EVO is the world’s largest privately owned payment processor, with over 500,000 merchant customers. The suits allege that EVO represents to merchants that it will only charge the payment processing fees and rates prominently disclosed in the Merchant Application but that, after merchants sign up and the parties begin to do business, EVO imposes new fees and increases the agreed-upon rates. The suits allege that these overcharges are effectively hidden in monthly statements.
According to the complaint, EVO has allegedly advertised low payment processing fees despite knowing that the actual fees would be much higher, concealing important portions of the contract from merchants, and imposing fees that were much higher than those disclosed.
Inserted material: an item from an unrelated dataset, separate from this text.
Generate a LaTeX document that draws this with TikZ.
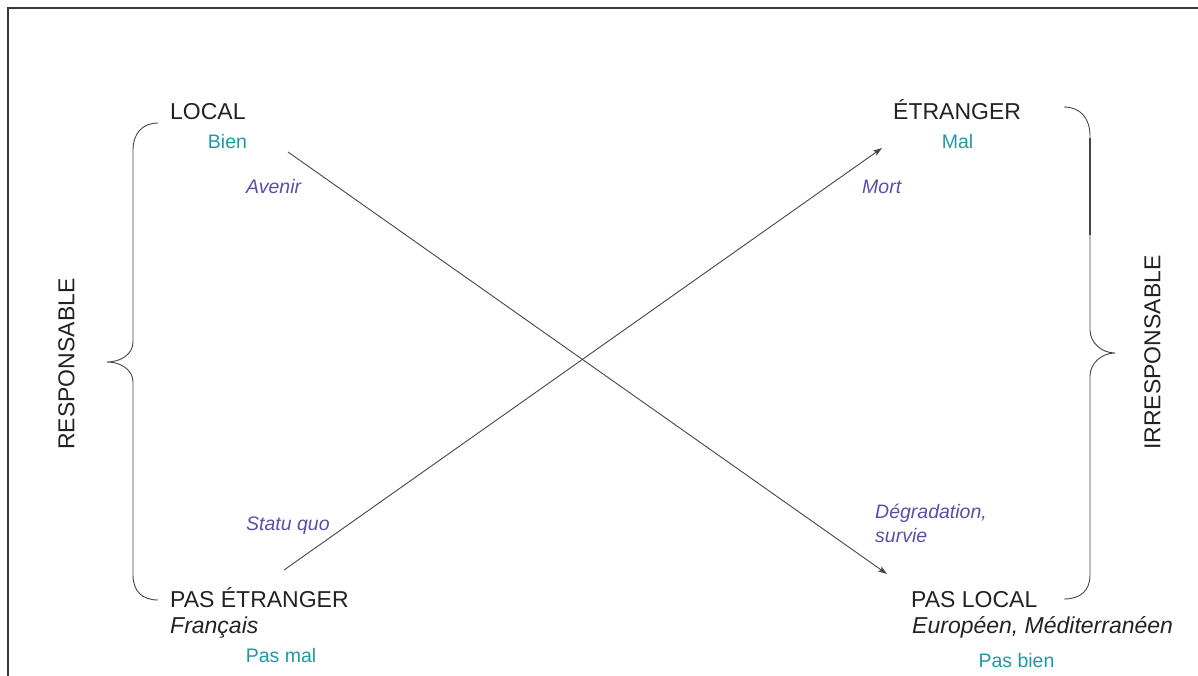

Several specific fees, such as “PCI” fees and “IRS Reporting” fees, are alleged to be imposed by EVO in an automated fashion, without regard to the agreed-upon rate structure.
The plaintiffs seek the return of all amounts they paid EVO that exceed the rate schedules set forth in their merchant applications.
The cases, styled New Beginnings v. EVO Payments International, LLC, et al. and Central Florida Liquidation and Sales v. EVO Payments International, LLC, et al., are pending in the United States District Court for the Eastern District of New York and have been assigned case numbers 17-cv-3650 and 17-cv-4507, respectively.